Sisters Vanessa and Lynn Redgrave with their niece Jemma Redgrave in a 1991 production of The Three Sisters |
His plays, first produced in the late 19th and early 20th century, soon revolutionized not only Russian drama but theatre in England (where Bernard Shaw was one of the first to praise him), western Europe, America and now the world.
There are many references to The Three Sisters in Anton... and views on how Chekhov is performed today. The following elements of Chekhov’s play suggests some themes of idealism, disappointment and courage that are echoed to some extent in Anton in Show Business.
By 1900, playwright Anton Chekhov had two hits—The Seagull and Uncle Vanya—produced by the Moscow Art Theatre, directed by Konstantin Stanislavsky. The theatre wanted a new Chekhov play for their next season, and Chekhov obliged with The Three Sisters, the first play he wrote expressly for the Moscow Art Theatre.
Chekhov did something different in this play—he showed how his main characters changed over time, especially as their lives were shaped by their surroundings and other characters.
The three sisters—Olga, Masha and Irina—are the young adult daughters of a recently deceased army general. They remember their earlier years in the great city of Moscow as glittering and free, but they are now living in a provincial town where their father had been posted. Their dreams of getting back to Moscow are the focus of their yearnings for a better, larger life.
The play begins with their restlessness and idealistic hopes, and that of their younger brother Andrei. But the rest of the play shows an encroaching banality taking over their lives, as they get older and the dreams fade from possibility.
Irina, the youngest sister, finally seeks to break away from an increasingly stifled life, although at the cost of an unsatisfying marriage. But even that liberation is thwarted. Without great or terrible events, their lives have escaped them.
Throughout the play, several characters—but especially the three sisters—exhibit vitality and courage even as their lives diminish without their dreams fulfilled. In some ways the sisters don't fully understand the forces that have shaped their lives.
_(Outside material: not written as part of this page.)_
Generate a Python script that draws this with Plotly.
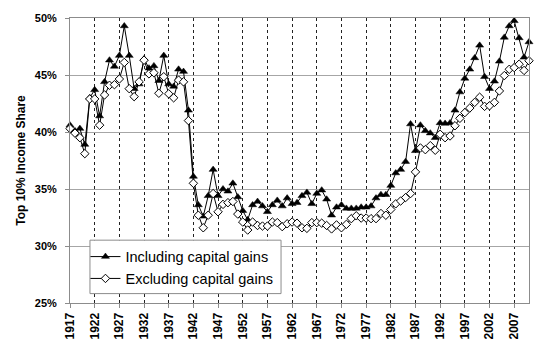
import plotly.graph_objects as go

years = list(range(1917, 2011))

incl_cg = [
    40.6, 40.1, 40.3, 38.9, 43.0, 43.7, 41.4, 44.4, 46.3, 45.75,   # 1917-1926
    46.7, 49.3, 46.7, 43.8, 44.2, 46.4, 45.6, 45.8, 44.5, 46.7,    # 1927-1936
    44.2, 44.0, 45.5, 45.3, 41.9, 36.1, 33.6, 32.6, 34.4, 36.7,    # 1937-1946
    34.4, 35.0, 34.8, 35.5, 34.3, 33.1, 32.3, 33.6, 33.9, 33.5,    # 1947-1956
    33.0, 33.6, 34.0, 33.5, 34.2, 33.7, 33.8, 34.4, 34.7, 33.7,    # 1957-1966
    34.6, 34.9, 34.1, 32.7, 33.4, 33.6, 33.3, 33.3, 33.3, 33.4,    # 1967-1976
    33.4, 33.5, 34.2, 34.5, 34.5, 35.3, 36.4, 36.7, 37.4, 40.7,    # 1977-1986
    38.35, 40.6, 40.1, 39.9, 39.5, 40.8, 40.75, 40.8, 41.9, 43.5,  # 1987-1996
    44.7, 45.5, 46.5, 47.6, 44.85, 43.8, 44.45, 46.2, 48.3, 49.3,  # 1997-2006
    49.75, 48.25, 46.55, 47.9                                      # 2007-2010
]

excl_cg = [
    40.3, 39.9, 39.5, 38.1, 42.9, 42.9, 40.6, 43.25, 44.1, 44.15,  # 1917-1926
    44.65, 46.1, 43.8, 43.1, 44.4, 46.3, 45.1, 45.2, 43.4, 44.85,  # 1927-1936
    43.35, 43.0, 44.55, 44.4, 41.0, 35.5, 32.7, 31.6, 32.7, 34.6,  # 1937-1946
    33.0, 33.65, 33.8, 33.9, 32.8, 32.1, 31.4, 32.1, 31.8, 31.75,  # 1947-1956
    31.75, 32.1, 32.05, 31.7, 31.95, 32.1, 32.0, 31.6, 31.55, 32.05,  # 1957-1966
    32.05, 32.0, 31.8, 31.5, 31.85, 31.6, 31.9, 32.4, 32.65, 32.45,   # 1967-1976
    32.45, 32.4, 32.4, 32.85, 32.7, 33.2, 33.7, 33.95, 34.25, 34.6,   # 1977-1986
    36.5, 38.6, 38.45, 38.8, 38.4, 39.8, 39.5, 39.65, 40.55, 41.2,    # 1987-1996
    41.7, 42.1, 42.6, 43.05, 42.25, 42.3, 42.6, 43.6, 44.95, 45.5,    # 1997-2006
    45.65, 45.95, 45.4, 46.25                                         # 2007-2010
]

x_tick_years = list(range(1917, 2010, 5))
y_ticks = [25, 30, 35, 40, 45, 50]
y_tick_labels = ["25%", "30%", "35%", "40%", "45%", "50%"]

series_names = ["Including capital gains", "Excluding capital gains"]

FONT = "Arial, Liberation Sans, sans-serif"

fig = go.Figure()
fig.add_trace(go.Scatter(
    x=years, y=incl_cg, name=series_names[0],
    mode="lines+markers", cliponaxis=False,
    line=dict(color="black", width=1),
    marker=dict(symbol="triangle-up", size=7, color="black",
                line=dict(color="black", width=0.5)),
))
fig.add_trace(go.Scatter(
    x=years, y=excl_cg, name=series_names[1],
    mode="lines+markers", cliponaxis=False,
    line=dict(color="black", width=1),
    marker=dict(symbol="diamond", size=6.5, color="white",
                line=dict(color="black", width=1)),
))

# legend box
fig.add_shape(type="rect", xref="paper", yref="paper",
              x0=(89.5 - 69.5) / 460, x1=(281 - 69.5) / 460,
              y0=(303 - 293.5) / 288, y1=(303 - 239.5) / 288,
              fillcolor="white", line=dict(color="#8c8c8c", width=1),
              layer="above")

fig.update_layout(
    width=549, height=353,
    margin=dict(l=69.5, r=19.5, t=15, b=50),
    paper_bgcolor="white", plot_bgcolor="white",
    font=dict(family=FONT, color="black"),
    showlegend=True,
    legend=dict(
        x=(85 - 69.5) / 460, y=(303 - 240) / 288,
        xanchor="left", yanchor="top",
        bgcolor="rgba(0,0,0,0)", borderwidth=0,
        font=dict(size=14.5, family=FONT, color="black"),
        tracegroupgap=0, itemwidth=30,
    ),
    xaxis=dict(
        range=[1917, 2010],
        tickmode="array", tickvals=x_tick_years,
        ticktext=[str(y) for y in x_tick_years],
        tickangle=-90,
        tickfont=dict(size=12, family=FONT, weight="bold"),
        showgrid=True, gridcolor="#222222", griddash="dot", gridwidth=1,
        showline=True, linecolor="#8c8c8c", linewidth=1, mirror=True,
        ticks="outside", ticklen=4, tickcolor="#8c8c8c",
        zeroline=False,
    ),
    yaxis=dict(
        range=[25, 50],
        tickmode="array", tickvals=y_ticks, ticktext=y_tick_labels,
        tickfont=dict(size=11, family=FONT, weight="bold"),
        showgrid=True, gridcolor="#a6a6a6", gridwidth=1,
        showline=True, linecolor="#8c8c8c", linewidth=1, mirror=True,
        ticks="outside", ticklen=4, tickcolor="#8c8c8c",
        ticklabelstandoff=6,
        title=dict(text="Top 10% Income Share",
                   font=dict(size=12, family=FONT, weight="bold"),
                   standoff=6),
        zeroline=False,
    ),
)

fig.write_html("out.html")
The play ends with music and resolution from the three sisters: "We must go on." "There is work to be done...I shall devote my whole life where it's needed." "Listen to the music...Oh, my dear sisters, life is not over for us yet. Let us live."
Within a realistic framework, The Three Sisters expresses aspects of tragedy and of comedy, even clownish physical comedy. (But then, so do Shakespeare's tragedies.) Its ultimate nature is elusive. Productions often treat it as a kind of tragedy, and the final affirmations as ironic. Chekhov himself insisted it's a comedy.
Anton in Show Business is the second recently produced play locally to refer extensively to Chekhov and themes of his plays, the other being Vanya and Sonia and Masha and Spike by Christopher Durang, at Redwood Curtain last year. But there hasn't been a local production of an actual Chekhov play in several decades. The Oregon Shakespeare Festival however has produced several.